Please return exactly the run of lines that begins with the line containing "Rebuild this chart" and ends with the line containing "H - margin.bottom]);", pictures excluded.

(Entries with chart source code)
[BEGIN]

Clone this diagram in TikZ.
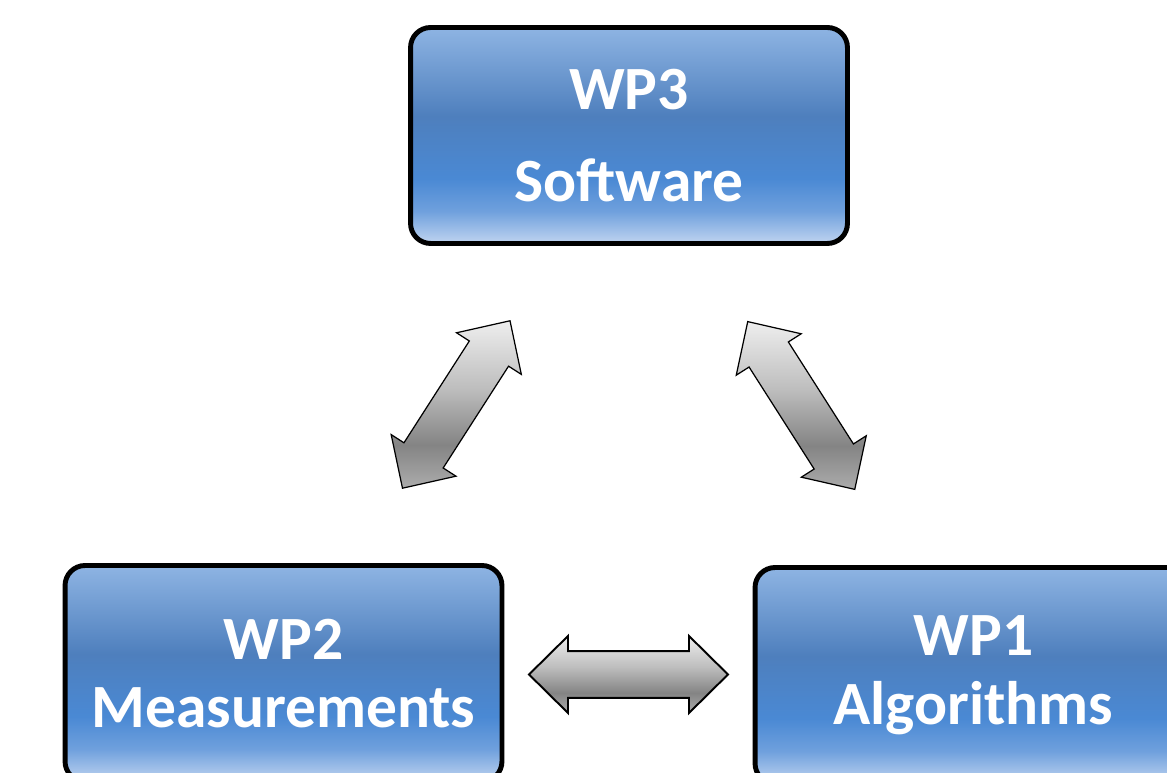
\documentclass[tikz,border=0pt]{standalone}
\usepackage{fontspec}
\setmainfont{Carlito}
\usetikzlibrary{calc}
\definecolor{wptop}{RGB}{142, 180, 227}
\definecolor{wpdark}{RGB}{78, 127, 189}
\definecolor{wpvivid}{RGB}{74, 137, 212}
\definecolor{wplow}{RGB}{111, 160, 221}
\definecolor{wpbottom}{RGB}{192, 212, 240}
\definecolor{argtop}{RGB}{238, 238, 238}
\definecolor{argmid}{RGB}{190, 190, 190}
\definecolor{argdark}{RGB}{132, 132, 132}
\definecolor{argbot}{RGB}{172, 172, 172}
\pgfdeclareverticalshading{wpfill}{100bp}{color(0bp)=(wpbottom); color(25bp)=(wpbottom); color(32.5bp)=(wplow); color(40bp)=(wpvivid); color(54.5bp)=(wpdark); color(75bp)=(wptop); color(100bp)=(wptop)}
\pgfdeclareverticalshading{arrowfill}{100bp}{color(0bp)=(argbot); color(25bp)=(argbot); color(38bp)=(argdark); color(55bp)=(argmid); color(75bp)=(argtop); color(100bp)=(argtop)}

\begin{document}
\begin{tikzpicture}[x=0.02cm, y=0.02cm,
  wpbox/.style={draw=black, line width=2.8pt, rounded corners=0.4cm, shade, shading=wpfill, minimum width=8.74cm, minimum height=4.32cm, align=center, text=white, font=\fontsize{35}{39}\selectfont\bfseries, inner sep=0pt},
  dblarrow/.pic={\shadedraw[shading=arrowfill, draw=black] (-99.5,0) -- (-60.5,38.5) -- (-60.5,23.3) -- (60.5,23.3) -- (60.5,38.5) -- (99.5,0) -- (60.5,-38.5) -- (60.5,-23.3) -- (-60.5,-23.3) -- (-60.5,-38.5) -- cycle;}
]
  \useasboundingbox (0,0) rectangle (1167,773);
  \clip (0,0) rectangle (1167,773);
  \node[wpbox] (wp3) at (629,637.5) {WP3\\[13.7pt]Software};
  \node[wpbox] (wp2) at (283.5,99.5) {WP2\\Measurements};
  \node[wpbox] (wp1) at (973.5,97.5) {WP1\\Algorithms};
  \path let \p1 = ($(wp3)-(wp2)$), \n1 = {atan2(\y1,\x1)} in ($(wp2)!0.5!(wp3)$) pic[rotate=\n1, line width=0.7pt] {dblarrow};
  \path let \p1 = ($(wp3)-(wp1)$), \n1 = {atan2(\y1,\x1)} in ($(wp1)!0.5!(wp3)$) pic[rotate=\n1, line width=0.7pt] {dblarrow};
  \path ($(wp2.east)!0.5!(wp1.west)$) pic[line width=1.1pt] {dblarrow};
\end{tikzpicture}
\end{document}
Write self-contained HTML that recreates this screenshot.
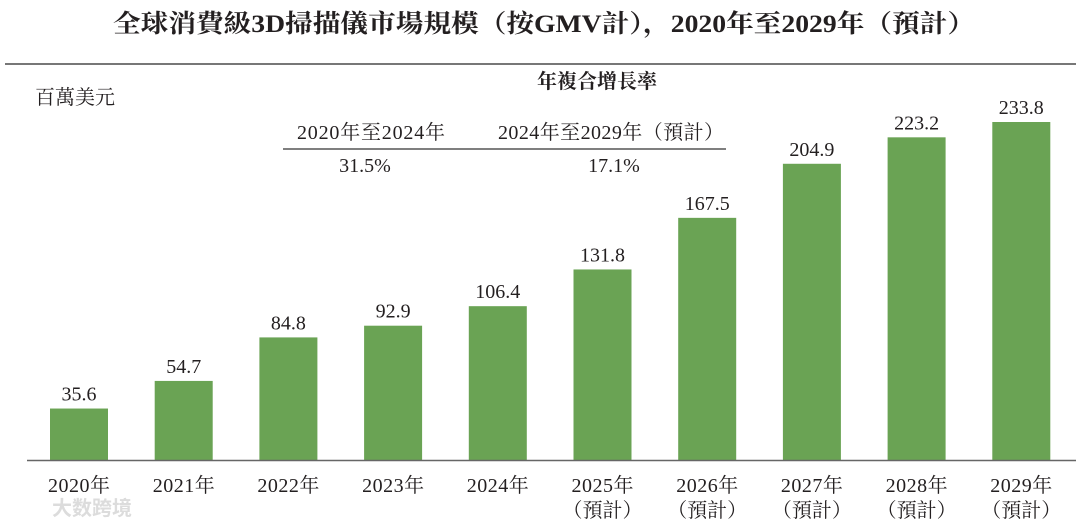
<!DOCTYPE html>
<html><head><meta charset="utf-8"><style>
body{margin:0;background:#fff;width:1080px;height:527px;overflow:hidden}
svg text{font-family:"Liberation Serif","Noto Serif CJK SC",serif;fill:#231f20}
</style></head><body>
<svg width="1080" height="527" viewBox="0 0 1080 527">
<text x="113" y="32" textLength="862" lengthAdjust="spacingAndGlyphs" font-size="25" font-weight="bold">全球消費級3D掃描儀市場規模（按GMV計），2020年至2029年（預計）</text>
<line x1="5" y1="64" x2="1076" y2="64" stroke="#777" stroke-width="2"/>
<text x="35" y="104" textLength="80" font-size="20">百萬美元</text>
<text x="597" y="88" text-anchor="middle" font-size="20" font-weight="bold">年複合增長率</text>
<text x="297" y="139" textLength="148" font-size="20">2020年至2024年</text>
<text x="498" y="139" textLength="226" font-size="20">2024年至2029年（預計）</text>
<line x1="283" y1="149" x2="726" y2="149" stroke="#333" stroke-width="1.2"/>
<text x="365" y="172" text-anchor="middle" font-size="20">31.5%</text>
<text x="614" y="172" text-anchor="middle" font-size="20">17.1%</text>
<g id="bars"></g>
<line x1="27" y1="460.5" x2="1076" y2="460.5" stroke="#666" stroke-width="1.5"/>
<text x="52" y="515" font-size="20" style="fill:#dcdcdc;font-family:'Liberation Sans','Noto Sans CJK SC',sans-serif;font-weight:bold">大数跨境</text>
</svg>
<script>
const categories=["2020年","2021年","2022年","2023年","2024年","2025年","2026年","2027年","2028年","2029年"];
const values=[35.6,54.7,84.8,92.9,106.4,131.8,167.5,204.9,223.2,233.8];
const forecast=[false,false,false,false,false,true,true,true,true,true];
const labels=["35.6","54.7","84.8","92.9","106.4","131.8","167.5","204.9","223.2","233.8"];
const base=460, scale=338/233.8, x0=79, step=104.7, bw=58;
const ns="http://www.w3.org/2000/svg", g=document.getElementById('bars');
function xS(i){return x0+i*step}
function yS(v){return base-v*scale}
categories.forEach((c,i)=>{
 const r=document.createElementNS(ns,'rect');
 r.setAttribute('x',xS(i)-bw/2);r.setAttribute('y',yS(values[i]));
 r.setAttribute('width',bw);r.setAttribute('height',base-yS(values[i]));
 r.setAttribute('fill','#6aa354');
 
 
 g.appendChild(r);
 const t=document.createElementNS(ns,'text');
 t.setAttribute('x',xS(i));t.setAttribute('y',yS(values[i])-8);
 t.setAttribute('text-anchor','middle');t.setAttribute('font-size','20');
 t.textContent=labels[i];
 
 
 g.appendChild(t);
 const x=document.createElementNS(ns,'text');
 x.setAttribute('x',xS(i)-31);x.setAttribute('y',492);
 x.setAttribute('font-size','20');x.setAttribute('textLength','62');
 x.textContent=c;
 
 
 g.appendChild(x);
 if(forecast[i]){
  const f=document.createElementNS(ns,'text');
  f.setAttribute('x',xS(i));f.setAttribute('y',517);
  f.setAttribute('text-anchor','middle');f.setAttribute('font-size','20');
  f.textContent='（預計）';
  
  
  g.appendChild(f);
 }
});
</script>
</body></html>
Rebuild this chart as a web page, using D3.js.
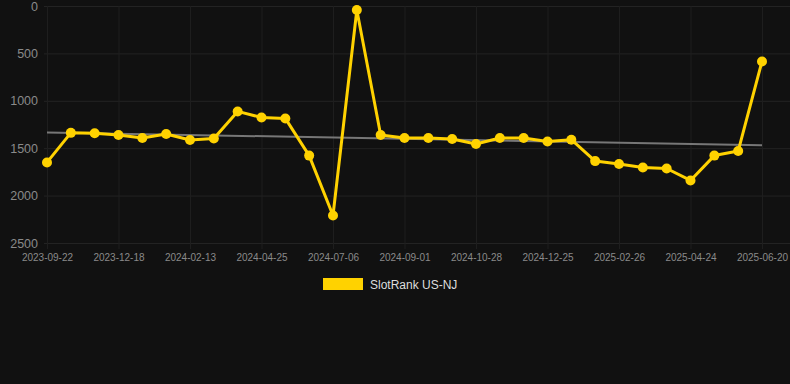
<!DOCTYPE html>
<meta charset="utf-8">
<script src="https://d3js.org/d3.v7.min.js"></script>
<style>
  body { margin: 0; background: #111111; font-family: Arial, "Liberation Sans", sans-serif; }
</style>
<div id="chart"></div>
<script>
// categories (one per point), only every third one is labelled
var dates = [
  "2023-09-22", "2023-10-21", "2023-11-19", "2023-12-18", "2024-01-06", "2024-01-25",
  "2024-02-13", "2024-03-07", "2024-04-01", "2024-04-25", "2024-05-19", "2024-06-12",
  "2024-07-06", "2024-07-25", "2024-08-13", "2024-09-01", "2024-09-20", "2024-10-09",
  "2024-10-28", "2024-11-16", "2024-12-05", "2024-12-25", "2025-01-15", "2025-02-05",
  "2025-02-26", "2025-03-17", "2025-04-05", "2025-04-24", "2025-05-13", "2025-06-01",
  "2025-06-20"
];
var ranks = [
  1650, 1338, 1342, 1360, 1392, 1350, 1413, 1398, 1112, 1176, 1186, 1578,
  2210, 42, 1360, 1392, 1392, 1403, 1455, 1392, 1392, 1430, 1410, 1636,
  1666, 1703, 1714, 1840, 1578, 1530, 585
];
var yTicks = [0, 500, 1000, 1500, 2000, 2500];
var seriesName = "SlotRank US-NJ";

var W = 790, H = 384;
var margin = {top: 6, right: 28, bottom: 141, left: 47};

var svg = d3.select("#chart").append("svg")
  .attr("width", W).attr("height", H);

var x = d3.scalePoint()
  .domain(dates)
  .range([margin.left, W - margin.right]);

var y = d3.scaleLinear()
  .domain([0, 2500])
  .range([margin.top, H - margin.bottom]);

// grid
svg.append("g")
  .selectAll("line")
  .data(yTicks)
  .join("line")
    .attr("x1", 44).attr("x2", W)
    .attr("y1", function(d) { return y(d) + 0.5; })
    .attr("y2", function(d) { return y(d) + 0.5; })
    .style("stroke", "#232323");

var labelled = dates.filter(function(d, i) { return i % 3 === 0; });
svg.append("g")
  .selectAll("line")
  .data(labelled)
  .join("line")
    .attr("x1", function(d) { return x(d) + 0.5; })
    .attr("x2", function(d) { return x(d) + 0.5; })
    .attr("y1", margin.top).attr("y2", y(2500) + 6)
    .style("stroke", "#1e1e1e");

// y axis
var yAxis = svg.append("g")
  .attr("transform", "translate(38,0)")
  .call(d3.axisLeft(y).tickValues(yTicks).tickFormat(d3.format("d")).tickSize(0).tickPadding(0));
yAxis.select(".domain").remove();
yAxis.selectAll("text")
  .style("font-size", "12.5px")
  .style("fill", "#8a8a8a")
  .style("font-family", "Arial, 'Liberation Sans', sans-serif");

// x axis
var xAxis = svg.append("g")
  .attr("transform", "translate(0," + (y(2500) + 6) + ")")
  .call(d3.axisBottom(x).tickValues(labelled).tickSize(0).tickPadding(5));
xAxis.select(".domain").remove();
xAxis.selectAll("text")
  .style("font-size", "10px")
  .style("fill", "#8a8a8a")
  .style("font-family", "Arial, 'Liberation Sans', sans-serif");

// trend line (least squares)
var n = ranks.length;
var mx = d3.mean(ranks, function(d, i) { return i; });
var my = d3.mean(ranks);
var sxy = d3.sum(ranks, function(d, i) { return (i - mx) * (d - my); });
var sxx = d3.sum(ranks, function(d, i) { return (i - mx) * (i - mx); });
var slope = sxy / sxx;
var b = my - slope * mx;
svg.append("line")
  .attr("x1", x(dates[0])).attr("y1", y(b))
  .attr("x2", x(dates[n - 1])).attr("y2", y(b + slope * (n - 1)))
  .style("stroke", "#777777")
  .style("stroke-width", 2);

// series
var line = d3.line()
  .x(function(d, i) { return x(dates[i]); })
  .y(function(d) { return y(d); });

svg.append("path")
  .datum(ranks)
  .attr("d", line)
  .style("fill", "none")
  .style("stroke", "#FFD200")
  .style("stroke-width", 3)
  .style("stroke-linejoin", "round");

svg.append("g")
  .selectAll("circle")
  .data(ranks)
  .join("circle")
    .attr("cx", function(d, i) { return x(dates[i]); })
    .attr("cy", function(d) { return y(d); })
    .attr("r", 5)
    .style("fill", "#FFD200");

// legend
var legend = svg.append("g").attr("transform", "translate(323,278)");
legend.append("rect")
  .attr("width", 40).attr("height", 12)
  .style("fill", "#FFD200");
legend.append("text")
  .attr("x", 47).attr("y", 10.5)
  .style("font-size", "12px")
  .style("fill", "#dddddd")
  .text(seriesName);
</script>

[END]

■ Full solution
Rebuild this chart as a web page, using D3.js.
<!DOCTYPE html>
<meta charset="utf-8">
<script src="https://d3js.org/d3.v7.min.js"></script>
<style>
  body { margin: 0; background: #111111; font-family: Arial, "Liberation Sans", sans-serif; }
</style>
<div id="chart"></div>
<script>
// categories (one per point), only every third one is labelled
var dates = [
  "2023-09-22", "2023-10-21", "2023-11-19", "2023-12-18", "2024-01-06", "2024-01-25",
  "2024-02-13", "2024-03-07", "2024-04-01", "2024-04-25", "2024-05-19", "2024-06-12",
  "2024-07-06", "2024-07-25", "2024-08-13", "2024-09-01", "2024-09-20", "2024-10-09",
  "2024-10-28", "2024-11-16", "2024-12-05", "2024-12-25", "2025-01-15", "2025-02-05",
  "2025-02-26", "2025-03-17", "2025-04-05", "2025-04-24", "2025-05-13", "2025-06-01",
  "2025-06-20"
];
var ranks = [
  1650, 1338, 1342, 1360, 1392, 1350, 1413, 1398, 1112, 1176, 1186, 1578,
  2210, 42, 1360, 1392, 1392, 1403, 1455, 1392, 1392, 1430, 1410, 1636,
  1666, 1703, 1714, 1840, 1578, 1530, 585
];
var yTicks = [0, 500, 1000, 1500, 2000, 2500];
var seriesName = "SlotRank US-NJ";

var W = 790, H = 384;
var margin = {top: 6, right: 28, bottom: 141, left: 47};

var svg = d3.select("#chart").append("svg")
  .attr("width", W).attr("height", H);

var x = d3.scalePoint()
  .domain(dates)
  .range([margin.left, W - margin.right]);

var y = d3.scaleLinear()
  .domain([0, 2500])
  .range([margin.top, H - margin.bottom]);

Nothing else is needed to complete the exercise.